— START Provided data —

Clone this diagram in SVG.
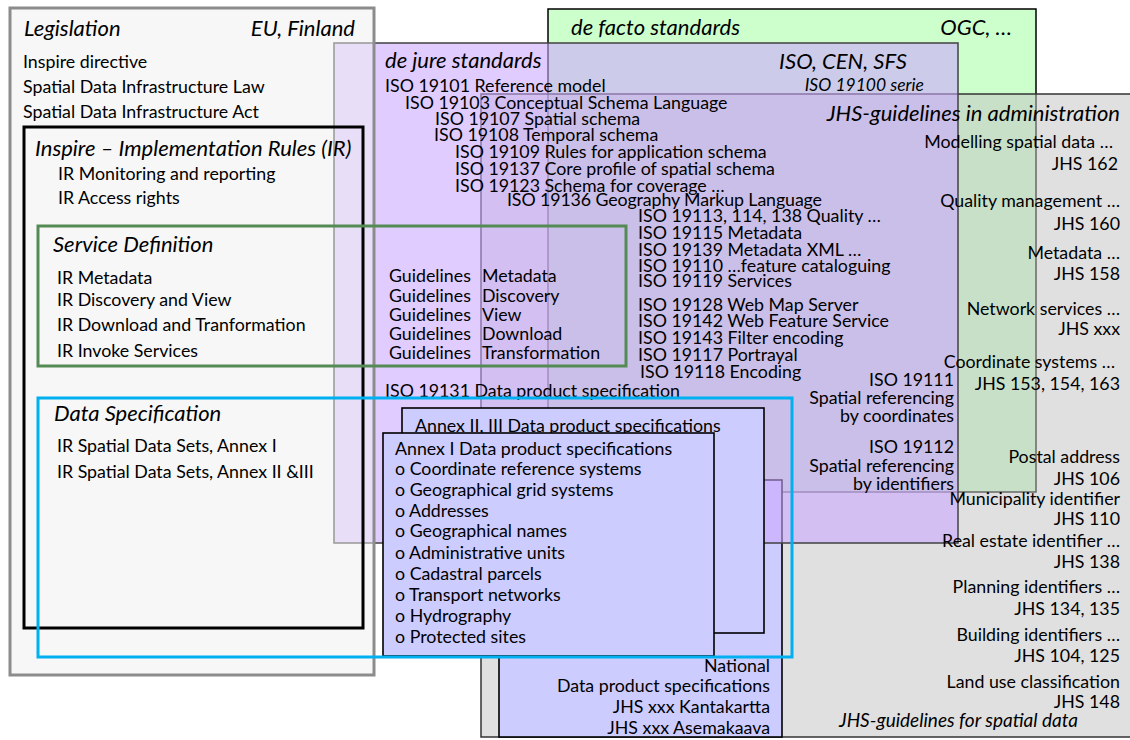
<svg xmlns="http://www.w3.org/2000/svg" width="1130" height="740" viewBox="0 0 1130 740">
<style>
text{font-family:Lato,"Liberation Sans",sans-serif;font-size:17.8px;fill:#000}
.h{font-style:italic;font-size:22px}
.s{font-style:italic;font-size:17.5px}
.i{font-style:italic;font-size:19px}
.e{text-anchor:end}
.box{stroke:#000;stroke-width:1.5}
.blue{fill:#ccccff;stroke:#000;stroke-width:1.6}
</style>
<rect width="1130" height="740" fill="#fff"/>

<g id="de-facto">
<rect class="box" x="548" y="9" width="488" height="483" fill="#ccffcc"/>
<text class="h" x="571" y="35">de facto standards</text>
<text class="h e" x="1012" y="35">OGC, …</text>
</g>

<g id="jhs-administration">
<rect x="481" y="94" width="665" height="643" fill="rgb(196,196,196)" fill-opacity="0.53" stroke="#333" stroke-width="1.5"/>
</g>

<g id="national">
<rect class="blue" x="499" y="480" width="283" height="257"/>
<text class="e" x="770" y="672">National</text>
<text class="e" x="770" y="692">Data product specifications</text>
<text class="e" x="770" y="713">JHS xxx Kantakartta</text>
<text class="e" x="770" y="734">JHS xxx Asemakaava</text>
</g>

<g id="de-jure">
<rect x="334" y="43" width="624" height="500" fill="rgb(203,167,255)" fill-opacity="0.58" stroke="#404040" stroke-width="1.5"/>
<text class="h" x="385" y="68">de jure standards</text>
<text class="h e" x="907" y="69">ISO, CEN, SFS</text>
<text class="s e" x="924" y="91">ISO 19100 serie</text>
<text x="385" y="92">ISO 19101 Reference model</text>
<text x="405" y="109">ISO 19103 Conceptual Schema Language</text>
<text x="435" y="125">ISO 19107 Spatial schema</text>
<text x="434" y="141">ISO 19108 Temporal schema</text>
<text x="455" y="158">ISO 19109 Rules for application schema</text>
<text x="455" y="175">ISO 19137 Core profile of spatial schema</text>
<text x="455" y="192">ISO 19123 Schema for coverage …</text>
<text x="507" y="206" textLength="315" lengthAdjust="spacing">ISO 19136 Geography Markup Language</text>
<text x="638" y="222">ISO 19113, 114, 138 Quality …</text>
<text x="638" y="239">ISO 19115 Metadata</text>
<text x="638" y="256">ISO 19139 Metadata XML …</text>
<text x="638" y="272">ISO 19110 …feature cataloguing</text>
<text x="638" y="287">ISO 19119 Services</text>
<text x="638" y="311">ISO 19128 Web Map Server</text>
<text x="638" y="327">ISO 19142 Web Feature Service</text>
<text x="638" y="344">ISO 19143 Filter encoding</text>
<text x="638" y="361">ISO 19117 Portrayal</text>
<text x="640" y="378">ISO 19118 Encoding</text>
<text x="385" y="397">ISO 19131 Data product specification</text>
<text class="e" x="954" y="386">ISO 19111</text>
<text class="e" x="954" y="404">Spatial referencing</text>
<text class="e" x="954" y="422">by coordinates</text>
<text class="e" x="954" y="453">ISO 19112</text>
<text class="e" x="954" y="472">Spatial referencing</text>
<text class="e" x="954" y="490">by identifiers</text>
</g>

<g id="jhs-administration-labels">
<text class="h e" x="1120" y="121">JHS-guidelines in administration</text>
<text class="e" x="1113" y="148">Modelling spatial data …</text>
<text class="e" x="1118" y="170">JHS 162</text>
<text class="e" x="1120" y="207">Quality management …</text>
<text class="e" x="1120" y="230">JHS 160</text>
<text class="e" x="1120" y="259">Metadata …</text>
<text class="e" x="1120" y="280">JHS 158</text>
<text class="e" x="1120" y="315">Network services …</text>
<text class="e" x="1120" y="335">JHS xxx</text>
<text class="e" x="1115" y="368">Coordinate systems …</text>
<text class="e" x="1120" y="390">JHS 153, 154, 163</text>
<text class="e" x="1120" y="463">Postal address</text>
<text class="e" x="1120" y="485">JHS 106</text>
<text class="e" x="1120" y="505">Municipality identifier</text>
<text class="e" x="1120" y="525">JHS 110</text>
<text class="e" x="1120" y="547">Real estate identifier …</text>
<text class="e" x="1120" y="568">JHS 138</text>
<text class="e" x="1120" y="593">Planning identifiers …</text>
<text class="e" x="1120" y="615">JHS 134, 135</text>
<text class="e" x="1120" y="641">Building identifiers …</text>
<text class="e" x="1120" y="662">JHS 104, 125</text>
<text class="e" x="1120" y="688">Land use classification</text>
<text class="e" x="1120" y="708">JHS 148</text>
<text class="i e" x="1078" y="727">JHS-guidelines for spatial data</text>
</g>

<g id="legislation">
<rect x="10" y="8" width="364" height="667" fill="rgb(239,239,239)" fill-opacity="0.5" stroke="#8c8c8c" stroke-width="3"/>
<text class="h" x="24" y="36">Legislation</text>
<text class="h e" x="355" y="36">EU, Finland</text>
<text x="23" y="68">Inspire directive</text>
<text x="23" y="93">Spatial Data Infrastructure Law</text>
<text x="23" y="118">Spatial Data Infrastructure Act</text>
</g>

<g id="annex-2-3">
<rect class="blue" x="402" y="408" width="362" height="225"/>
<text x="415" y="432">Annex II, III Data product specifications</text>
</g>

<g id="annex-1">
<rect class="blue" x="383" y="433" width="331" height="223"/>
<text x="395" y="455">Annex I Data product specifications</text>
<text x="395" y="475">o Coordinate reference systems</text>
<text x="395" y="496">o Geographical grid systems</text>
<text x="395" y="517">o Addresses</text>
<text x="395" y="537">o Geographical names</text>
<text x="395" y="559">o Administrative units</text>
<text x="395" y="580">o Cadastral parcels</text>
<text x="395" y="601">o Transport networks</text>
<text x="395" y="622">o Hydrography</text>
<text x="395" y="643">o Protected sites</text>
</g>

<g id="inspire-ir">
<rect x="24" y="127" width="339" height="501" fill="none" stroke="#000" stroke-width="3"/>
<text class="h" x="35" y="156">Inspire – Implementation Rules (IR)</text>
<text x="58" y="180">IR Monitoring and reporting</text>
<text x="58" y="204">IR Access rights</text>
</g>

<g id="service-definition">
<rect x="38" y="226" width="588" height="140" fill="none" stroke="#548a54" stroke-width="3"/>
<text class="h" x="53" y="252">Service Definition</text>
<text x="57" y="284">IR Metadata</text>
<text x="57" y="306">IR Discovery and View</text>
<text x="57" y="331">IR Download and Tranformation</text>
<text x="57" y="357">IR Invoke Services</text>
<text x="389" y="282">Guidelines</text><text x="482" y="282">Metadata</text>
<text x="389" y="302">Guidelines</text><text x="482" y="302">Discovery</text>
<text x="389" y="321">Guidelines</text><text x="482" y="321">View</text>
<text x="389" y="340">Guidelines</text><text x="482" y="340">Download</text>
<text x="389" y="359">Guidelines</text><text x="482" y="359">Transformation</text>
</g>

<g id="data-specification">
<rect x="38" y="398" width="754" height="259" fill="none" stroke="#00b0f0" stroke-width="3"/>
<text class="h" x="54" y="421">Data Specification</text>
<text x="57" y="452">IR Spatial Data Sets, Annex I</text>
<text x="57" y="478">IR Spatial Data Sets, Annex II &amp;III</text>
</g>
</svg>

— END Provided data —

#### [Written task]
The material above must be printed exactly, with its pictures left out.

#### [Problem solution]
Clone this diagram in SVG.
<svg xmlns="http://www.w3.org/2000/svg" width="1130" height="740" viewBox="0 0 1130 740">
<style>
text{font-family:Lato,"Liberation Sans",sans-serif;font-size:17.8px;fill:#000}
.h{font-style:italic;font-size:22px}
.s{font-style:italic;font-size:17.5px}
.i{font-style:italic;font-size:19px}
.e{text-anchor:end}
.box{stroke:#000;stroke-width:1.5}
.blue{fill:#ccccff;stroke:#000;stroke-width:1.6}
</style>
<rect width="1130" height="740" fill="#fff"/>

<g id="de-facto">
<rect class="box" x="548" y="9" width="488" height="483" fill="#ccffcc"/>
<text class="h" x="571" y="35">de facto standards</text>
<text class="h e" x="1012" y="35">OGC, …</text>
</g>

<g id="jhs-administration">
<rect x="481" y="94" width="665" height="643" fill="rgb(196,196,196)" fill-opacity="0.53" stroke="#333" stroke-width="1.5"/>
</g>

<g id="national">
<rect class="blue" x="499" y="480" width="283" height="257"/>
<text class="e" x="770" y="672">National</text>
<text class="e" x="770" y="692">Data product specifications</text>
<text class="e" x="770" y="713">JHS xxx Kantakartta</text>
<text class="e" x="770" y="734">JHS xxx Asemakaava</text>
</g>

<g id="de-jure">
<rect x="334" y="43" width="624" height="500" fill="rgb(203,167,255)" fill-opacity="0.58" stroke="#404040" stroke-width="1.5"/>
<text class="h" x="385" y="68">de jure standards</text>
<text class="h e" x="907" y="69">ISO, CEN, SFS</text>
<text class="s e" x="924" y="91">ISO 19100 serie</text>
<text x="385" y="92">ISO 19101 Reference model</text>
<text x="405" y="109">ISO 19103 Conceptual Schema Language</text>
<text x="435" y="125">ISO 19107 Spatial schema</text>
<text x="434" y="141">ISO 19108 Temporal schema</text>
<text x="455" y="158">ISO 19109 Rules for application schema</text>
<text x="455" y="175">ISO 19137 Core profile of spatial schema</text>
<text x="455" y="192">ISO 19123 Schema for coverage …</text>
<text x="507" y="206" textLength="315" lengthAdjust="spacing">ISO 19136 Geography Markup Language</text>
<text x="638" y="222">ISO 19113, 114, 138 Quality …</text>
<text x="638" y="239">ISO 19115 Metadata</text>
<text x="638" y="256">ISO 19139 Metadata XML …</text>
<text x="638" y="272">ISO 19110 …feature cataloguing</text>
<text x="638" y="287">ISO 19119 Services</text>
<text x="638" y="311">ISO 19128 Web Map Server</text>
<text x="638" y="327">ISO 19142 Web Feature Service</text>
<text x="638" y="344">ISO 19143 Filter encoding</text>
<text x="638" y="361">ISO 19117 Portrayal</text>
<text x="640" y="378">ISO 19118 Encoding</text>
<text x="385" y="397">ISO 19131 Data product specification</text>
<text class="e" x="954" y="386">ISO 19111</text>
<text class="e" x="954" y="404">Spatial referencing</text>
<text class="e" x="954" y="422">by coordinates</text>
<text class="e" x="954" y="453">ISO 19112</text>
<text class="e" x="954" y="472">Spatial referencing</text>
<text class="e" x="954" y="490">by identifiers</text>
</g>

<g id="jhs-administration-labels">
<text class="h e" x="1120" y="121">JHS-guidelines in administration</text>
<text class="e" x="1113" y="148">Modelling spatial data …</text>
<text class="e" x="1118" y="170">JHS 162</text>
<text class="e" x="1120" y="207">Quality management …</text>
<text class="e" x="1120" y="230">JHS 160</text>
<text class="e" x="1120" y="259">Metadata …</text>
<text class="e" x="1120" y="280">JHS 158</text>
<text class="e" x="1120" y="315">Network services …</text>
<text class="e" x="1120" y="335">JHS xxx</text>
<text class="e" x="1115" y="368">Coordinate systems …</text>
<text class="e" x="1120" y="390">JHS 153, 154, 163</text>
<text class="e" x="1120" y="463">Postal address</text>
<text class="e" x="1120" y="485">JHS 106</text>
<text class="e" x="1120" y="505">Municipality identifier</text>
<text class="e" x="1120" y="525">JHS 110</text>
<text class="e" x="1120" y="547">Real estate identifier …</text>
<text class="e" x="1120" y="568">JHS 138</text>
<text class="e" x="1120" y="593">Planning identifiers …</text>
<text class="e" x="1120" y="615">JHS 134, 135</text>
<text class="e" x="1120" y="641">Building identifiers …</text>
<text class="e" x="1120" y="662">JHS 104, 125</text>
<text class="e" x="1120" y="688">Land use classification</text>
<text class="e" x="1120" y="708">JHS 148</text>
<text class="i e" x="1078" y="727">JHS-guidelines for spatial data</text>
</g>

<g id="legislation">
<rect x="10" y="8" width="364" height="667" fill="rgb(239,239,239)" fill-opacity="0.5" stroke="#8c8c8c" stroke-width="3"/>
<text class="h" x="24" y="36">Legislation</text>
<text class="h e" x="355" y="36">EU, Finland</text>
<text x="23" y="68">Inspire directive</text>
<text x="23" y="93">Spatial Data Infrastructure Law</text>
<text x="23" y="118">Spatial Data Infrastructure Act</text>
</g>

<g id="annex-2-3">
<rect class="blue" x="402" y="408" width="362" height="225"/>
<text x="415" y="432">Annex II, III Data product specifications</text>
</g>

<g id="annex-1">
<rect class="blue" x="383" y="433" width="331" height="223"/>
<text x="395" y="455">Annex I Data product specifications</text>
<text x="395" y="475">o Coordinate reference systems</text>
<text x="395" y="496">o Geographical grid systems</text>
<text x="395" y="517">o Addresses</text>
<text x="395" y="537">o Geographical names</text>
<text x="395" y="559">o Administrative units</text>
<text x="395" y="580">o Cadastral parcels</text>
<text x="395" y="601">o Transport networks</text>
<text x="395" y="622">o Hydrography</text>
<text x="395" y="643">o Protected sites</text>
</g>

<g id="inspire-ir">
<rect x="24" y="127" width="339" height="501" fill="none" stroke="#000" stroke-width="3"/>
<text class="h" x="35" y="156">Inspire – Implementation Rules (IR)</text>
<text x="58" y="180">IR Monitoring and reporting</text>
<text x="58" y="204">IR Access rights</text>
</g>

<g id="service-definition">
<rect x="38" y="226" width="588" height="140" fill="none" stroke="#548a54" stroke-width="3"/>
<text class="h" x="53" y="252">Service Definition</text>
<text x="57" y="284">IR Metadata</text>
<text x="57" y="306">IR Discovery and View</text>
<text x="57" y="331">IR Download and Tranformation</text>
<text x="57" y="357">IR Invoke Services</text>
<text x="389" y="282">Guidelines</text><text x="482" y="282">Metadata</text>
<text x="389" y="302">Guidelines</text><text x="482" y="302">Discovery</text>
<text x="389" y="321">Guidelines</text><text x="482" y="321">View</text>
<text x="389" y="340">Guidelines</text><text x="482" y="340">Download</text>
<text x="389" y="359">Guidelines</text><text x="482" y="359">Transformation</text>
</g>

<g id="data-specification">
<rect x="38" y="398" width="754" height="259" fill="none" stroke="#00b0f0" stroke-width="3"/>
<text class="h" x="54" y="421">Data Specification</text>
<text x="57" y="452">IR Spatial Data Sets, Annex I</text>
<text x="57" y="478">IR Spatial Data Sets, Annex II &amp;III</text>
</g>
</svg>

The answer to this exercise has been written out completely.